Ons alfabet bestaat uit 26 letters, waarvan we er drie nauwelijks gebruiken. Met ruim twintig letters u elke maand van tekst voorzien, was een voorrecht.
Ik schreef over leerlingen, theater en geloof. Over homo’s ziektes en dood. En het leven ertussen in. Vaak vanuit mijn persoonlijke belevening. Regelmatig zocht ik woorden om te raken. Dat gebeurde ook gezien de reacties die ik regelmatig mocht ontvangen. Altijd fijn om herkenning terug te krijgen. Of een berichtje waarin u mij meenam in uw leven. Het kon mij op mijn beurt weer raken hoe ik soms in een paar zinnen deelgenoot werd van uw kwetsbaarheid.
Schrijven is, zoals een voormalige stadsgenoot van me ooit eens zei; “Een beetje naakt lopen met je hersens.’ (Vrij naar Leo Vroman).
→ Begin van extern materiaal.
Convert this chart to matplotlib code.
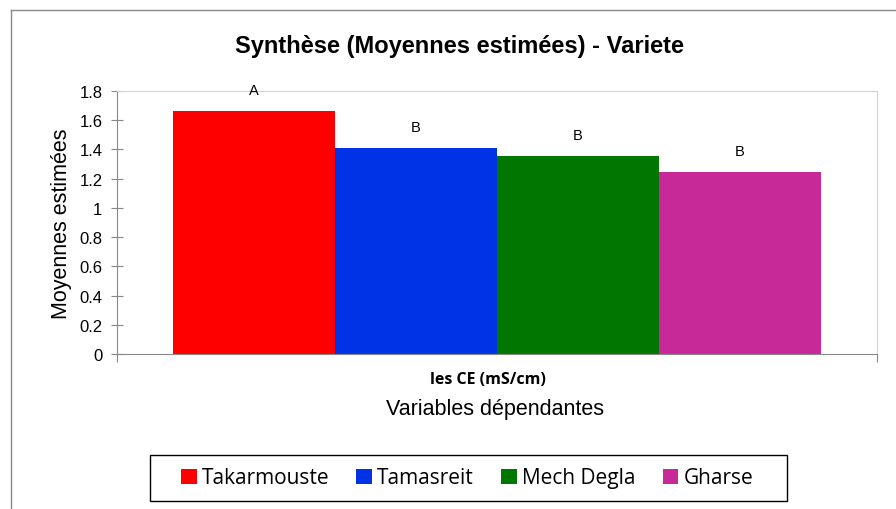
import matplotlib.pyplot as plt
from matplotlib.lines import Line2D
from matplotlib.patches import Patch, Rectangle

varietes = ['Takarmouste', 'Tamasreit', 'Mech Degla', 'Gharse']
moyennes = [1.663, 1.412, 1.355, 1.247]
groupes = ['A', 'B', 'B', 'B']
couleurs = ['#ff0000', '#0033e6', '#007700', '#c72a98']
yticks = [0, 0.2, 0.4, 0.6, 0.8, 1, 1.2, 1.4, 1.6, 1.8]
ytick_labels = ['0', '0.2', '0.4', '0.6', '0.8', '1', '1.2', '1.4', '1.6', '1.8']

plt.rcParams['font.family'] = ['Liberation Sans', 'DejaVu Sans']

fig = plt.figure(figsize=(8.96, 5.10), dpi=100)
ax = fig.add_axes([0.1306, 0.3039, 0.8482, 0.5157])

pos = list(range(len(varietes)))
ax.bar(pos, moyennes, width=1.0, color=couleurs, edgecolor='none')
for x, v, g in zip(pos, moyennes, groupes):
    ax.text(x, v + 0.095, g, ha='center', va='bottom', fontsize=10.5)

ax.set_xlim(-0.846, 3.846)
ax.set_ylim(0, 1.8)
ax.set_yticks(yticks)
ax.set_yticklabels(ytick_labels, fontsize=12)
ax.set_xticks([-0.846, 3.846])
ax.set_xticklabels(['', ''])
ax.tick_params(axis='y', direction='inout', length=9, color='#888888', pad=6)
ax.tick_params(axis='x', direction='out', length=6, color='#888888')

for s in ['left', 'bottom']:
    ax.spines[s].set_color('#888888')
for s in ['top', 'right']:
    ax.spines[s].set_color('#d4d4d4')

ax.set_ylabel('Moyennes estimées', fontsize=15.5, labelpad=5)

fig.text(459.5 / 896, 1 - 46 / 510, 'Synthèse (Moyennes estimées) - Variete',
         ha='center', va='center', fontsize=17, fontweight='bold')

fig.text(488 / 896, 1 - 380 / 510, 'les CE (mS/cm)', ha='center', va='center',
         fontsize=11.5, fontweight='bold', family=['Open Sans', 'DejaVu Sans'])
fig.text(495 / 896, 1 - 410 / 510, 'Variables dépendantes', ha='center',
         va='center', fontsize=15.5)

handles = [Patch(facecolor=c, edgecolor='none') for c in couleurs]
leg = fig.legend(handles, varietes, loc='center', bbox_to_anchor=(467 / 896, 1 - 479 / 510),
                 ncol=4, frameon=False,
                 handlelength=0.75, handleheight=0.75,
                 handletextpad=0.25, columnspacing=1.3, borderpad=0.5,
                 prop={'family': ['Open Sans', 'DejaVu Sans'], 'size': 15})

# cadre de la légende
fig.add_artist(Rectangle((150 / 896, 1 - 502 / 510), 637 / 896, 46 / 510,
                         fill=False, edgecolor='black', lw=1,
                         transform=fig.transFigure))

# bordure du graphique
fig.add_artist(Line2D([11 / 896, 1], [1 - 11 / 510, 1 - 11 / 510],
                      color='#888888', lw=1, transform=fig.transFigure))
fig.add_artist(Line2D([11 / 896, 11 / 896], [0, 1 - 11 / 510],
                      color='#888888', lw=1, transform=fig.transFigure))

fig.savefig('out.png', dpi=100)
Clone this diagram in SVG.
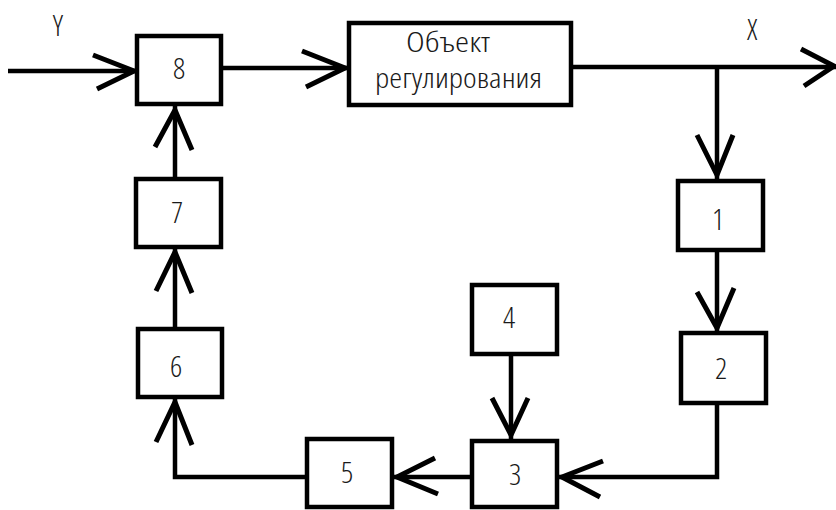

Natuurlijk weet ik dat we onze vis morgen inpakken in de krant van vandaag. Zo vluchtig is het ook wat we schrijven
Het schrijven van een column voelde wel eens van even uw huiskamer binnen lopen en daar een gesprekje met u te mogen voeren. Zomaar. Ontdaan van alle koetjes en kalfjes. U was een geduldig luisteraar. Zoals gezegd zijn er grote onderwerpen langsgekomen. Vaak over grote groepen mensen die toch een minderheid vormen. Of als zodanig behandeld worden. We leven in een complexe maatschappij waarin het zoeken naar en in kaart brengen van problemen en oplossingen een bestaan op zich zelf geworden is. Altijd dankbare onderwerpen voor een column.
In deze afscheidscolumn wil ik mij beperken tot de kleinste doelgroep die er bestaat. U. Bij alles dat ik schreef ging uw leven door. Gewoon of niet gewoon, ik weet het niet. Wel heb ik geleerd dat we allemaal onze butsen en builen oplopen in dit leven. Ik besef dat mijn vijfhonderd woorden, die ik met hart en ziel schreef, soms zomaar tussen heel ander persoonlijk geluk of leed door kwamen.
Wat ik u wens is dat u in vreugde in verdriet durft te leven. Met een open blik, beide benen op de grond en het hoofd een beetje in de wolken. Het ga u goed.